Before: O’CONNELL, P.J., and METER and OWENS, JJ.
PER CURIAM.
Defendant Lin’z Lamarr Bates appeals as of right in propria persona from the trial
court’s modification of a custody order following an evidentiary hearing. We affirm.
Construing defendant’s appellate brief generously, we discern that he has essentially
presented two allegations of error: (1) that the trial court failed to follow up with information
provided by defendant, and (2) that the January 15, 2010, custody order should be vacated and
the previous custody order reinstated. In both cases, defendant has merely announced his
positions without providing any discussion of those allegations of error or providing a basis for
relief. Defendant “may not merely announce his position and leave it to this Court to discover
and rationalize the basis for his claims, nor may he give issues cursory treatment with little or no
citation of supporting authority.” Peterson Novelties, Inc v City of Berkley, 259 Mich App 1, 14;
672 NW2d 351 (2003) (internal citations omitted). Defendant’s appellate brief almost entirely
consists of unsubstantiated complaints against plaintiff regarding alleged conduct that occurred
after the entry of the present custody order. This information is not properly within our scope of
review on appeal and constitutes an improper attempt at expansion of the record on appeal.

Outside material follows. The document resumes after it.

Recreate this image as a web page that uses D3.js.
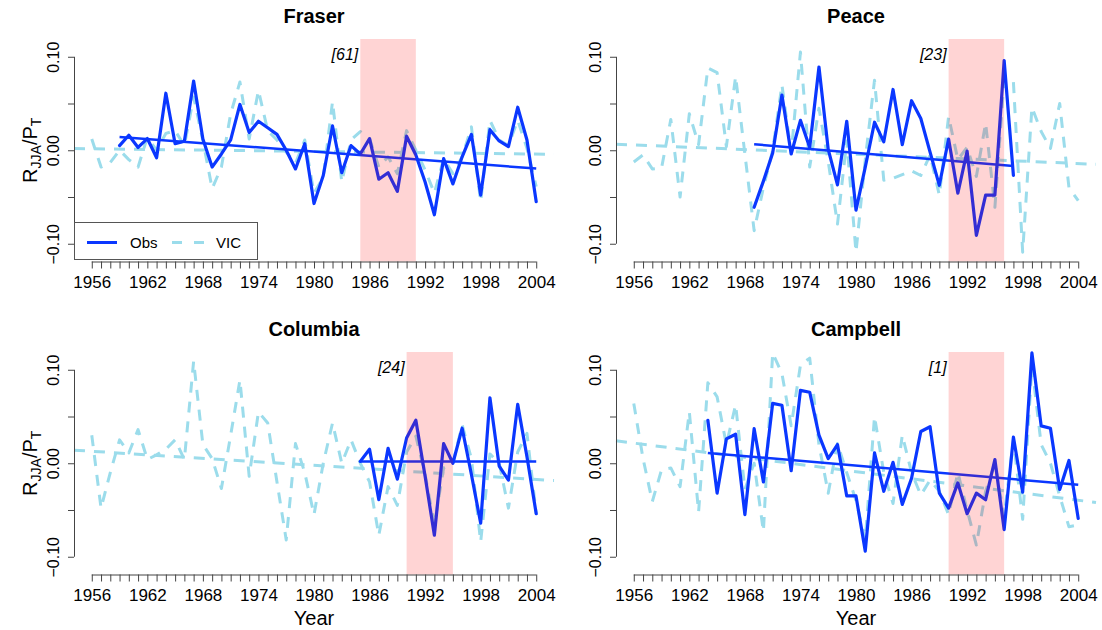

Sherman v Sea Ray Boats, Inc, 251 Mich App 41, 56; 649 NW2d 783 (2002).1 Defendant’s
failure to properly address the merits of his allegations of error constitutes abandonment on
appeal. Yee v Shiawassee Co Bd of Comm’rs, 251 Mich App 379, 406; 651 NW2d 756 (2002).
1
With respect to the allegations raised by defendant following the present custody order, we
believe that these allegations are best raised in a subsequent motion to change custody in the trial
court if defendant chooses to do so.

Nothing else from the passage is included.